Exercice d’analyse d’un reportage sur le référendum écossais du 19 septembre

La fiche qui suit l’article constitue un exercice d’analyse autant sur le contenu que sur la forme de ce reportage sur le référendum écossais du 19 septembre dernier. Le post de juillet sur « les 4 ingrédients de base du reportage » représente un support utile pour faire cet exercice. Un corrigé sera proposé dans quelques semaines, lorsque mes étudiants l’auront terminé.

«La prochaine sera la bonne»

A Edimbourg, la déception des pro-oui est à la hauteur de leurs espoirs.

Libération, 20/21 septembre 2014

Par CORDÉLIA BONAL Envoyée spéciale à Edimbourg

Le petit matin avait des airs de lendemain de fête, mais l’air seulement. Le camp du oui avait les yeux cernés et le moral en berne vendredi à Edimbourg. Les militants du oui y avaient cru tellement fort tout au long d’une nuit longue et fébrile. Mais à l’aube, leur rêve s’est brisé. Dans les rues détrempées, les kilts se sont alors faits rares, les drapeaux «Yes» pendouillant piteusement sous la pluie. Comme autant de lambeaux bleu et blanc que leurs propriétaires n’ont pas eu le cœur de remiser.

Les pro-oui accusent le coup. Il y a ceux qui cèdent à l’amertume. Comme John, le patron du Cortado, dans la vieille ville. Ces derniers jours, le café affichait fièrement les couleurs du oui. «Je n’ai même pas envie d’en parler. Je suis trop en colère», lâche John, les deux coudes sur le comptoir et les yeux larmoyants dans le vide.

Près du Parlement, la place où avaient pris l’habitude de se rassembler les partisans du oui est désertée. Reste un grand type à bonnet, Douglas Roberston, un photographe. Il n’a dormi que deux heures mais il reste planté là, comme si partir sifflait la fin de partie. «Je suis complètement anéanti. A l’heure qu’il est, ç’aurait dû être la fête. Et à cause de ces égoïstes qui ont voté non, que reste-t-il à fêter, hein ? L’austérité de Londres ? Les pro-non ont fait leur choix en ne pensant qu’à leurs propres intérêts. Alors que le oui, c’était un vrai projet de société ! Ils n’ont vraiment rien compris.»

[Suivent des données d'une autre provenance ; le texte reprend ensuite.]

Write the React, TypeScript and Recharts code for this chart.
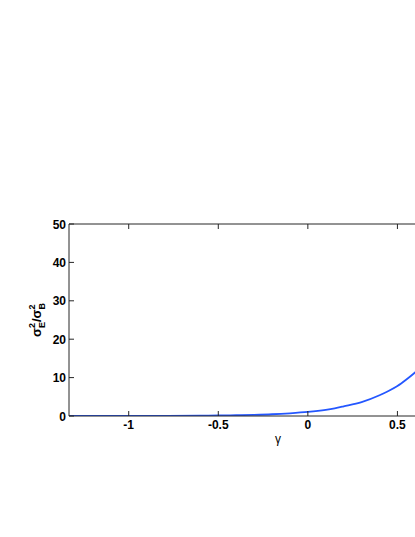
import { LineChart, Line, XAxis, YAxis } from "recharts";

// gamma values and sigma_E^2 / sigma_B^2
const gamma = [-1.333, -1.2, -1.0, -0.8, -0.6, -0.5, -0.4, -0.3, -0.2, -0.1, 0, 0.1, 0.15, 0.2, 0.3, 0.4, 0.45, 0.5, 0.55, 0.6, 0.62];
const ratio = [0.005, 0.01, 0.02, 0.04, 0.09, 0.14, 0.2, 0.3, 0.45, 0.7, 1.05, 1.6, 2.0, 2.5, 3.6, 5.4, 6.5, 7.8, 9.5, 11.4, 12.2];

const xTicks = [-1, -0.5, 0, 0.5];
const yTicks = [0, 10, 20, 30, 40, 50];

const data = gamma.map((g, i) => ({ g, r: ratio[i] }));

const FONT = "'Liberation Sans', Arial, sans-serif";
const AXIS = "#262626";

const BottomTick = (p: any) => (
  <g>
    <line x1={p.x} x2={p.x} y1={p.y} y2={p.y - 5} stroke={AXIS} />
    <text x={p.x} y={p.y + 13} textAnchor="middle" fontFamily={FONT} fontSize={12} fontWeight="bold" fill="#000">
      {p.payload.value}
    </text>
  </g>
);

const TopTick = (p: any) => <line x1={p.x} x2={p.x} y1={p.y} y2={p.y + 5} stroke={AXIS} />;

const LeftTick = (p: any) => (
  <g>
    <line x1={p.x} x2={p.x + 5} y1={p.y} y2={p.y} stroke={AXIS} />
    <text x={p.x - 3} y={p.y + 4.5} textAnchor="end" fontFamily={FONT} fontSize={12} fontWeight="bold" fill="#000">
      {p.payload.value}
    </text>
  </g>
);

const YLabel = ({ viewBox }: any) => {
  const cx = 33;
  const cy = viewBox.y + viewBox.height / 2;
  return (
    <text transform={`rotate(-90, ${cx}, ${cy})`} x={cx} y={cy} textAnchor="middle" fontFamily={FONT} fontWeight="bold" fontSize={13} fill="#000">
      <tspan>σ</tspan>
      <tspan fontSize={9} dy={-6}>2</tspan>
      <tspan fontSize={9} dx={-5} dy={10}>E</tspan>
      <tspan dy={-4}>/σ</tspan>
      <tspan fontSize={9} dy={-6}>2</tspan>
      <tspan fontSize={9} dx={-5} dy={10}>B</tspan>
    </text>
  );
};

const XLabel = ({ viewBox }: any) => (
  <text x={viewBox.x + viewBox.width / 2} y={viewBox.y + 26.5} textAnchor="middle" fontFamily={FONT} fontSize={12} fill="#000">
    γ
  </text>
);

export default function App() {
  return (
    <div style={{ width: 407, height: 521, overflow: "hidden" }}>
      <style>{"html, body { overflow: hidden; } body { margin-right: 0; }"}</style>
      <LineChart width={560} height={529} data={data} margin={{ top: 215, right: 81, bottom: 81, left: 0 }}>
        <XAxis
          xAxisId="bottom"
          dataKey="g"
          type="number"
          domain={[-1.3333, 1]}
          ticks={xTicks}
          allowDataOverflow
          height={40}
          tickSize={0}
          tickMargin={0}
          tickLine={false}
          axisLine={{ stroke: AXIS }}
          tick={BottomTick}
          label={<XLabel />}
        />
        <XAxis
          xAxisId="top"
          orientation="top"
          dataKey="g"
          type="number"
          domain={[-1.3333, 1]}
          ticks={xTicks}
          allowDataOverflow
          height={1}
          tickSize={0}
          tickMargin={0}
          tickLine={false}
          axisLine={{ stroke: AXIS }}
          tick={TopTick}
        />
        <YAxis
          type="number"
          domain={[0, 50]}
          ticks={yTicks}
          allowDataOverflow
          width={61}
          tickSize={0}
          tickMargin={0}
          tickLine={false}
          axisLine={{ stroke: AXIS }}
          tick={LeftTick}
          label={<YLabel />}
        />
        <Line
          xAxisId="bottom"
          type="monotone"
          dataKey="r"
          stroke="#2457ff"
          strokeWidth={1.8}
          dot={false}
          isAnimationActive={false}
        />
      </LineChart>
    </div>
  );
}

La plupart, malgré tout, ont la défaite philosophe. «Je suis triste, je suis déçu, mais je ne suis pas en colère», dit Simon, un jeune peintre à barbe rousse et chapeau de feutre vert bouteille. Comme beaucoup, il se dit que la route de l’indépendance est longue, qu’il faudra cheminer étape par étape. «C’était un choix très lié à l’émotion, je peux comprendre qu’on ait voté non. Maintenant, on va se rassembler et avancer ensemble, comme on l’a toujours fait, nous les Ecossais.» Liz, la vingtaine, a bien vite séché ses larmes : «On a quand même fait 45% alors que personne n’y croyait il y a encore deux ans, c’est déjà formidable. La prochaine fois sera la bonne.»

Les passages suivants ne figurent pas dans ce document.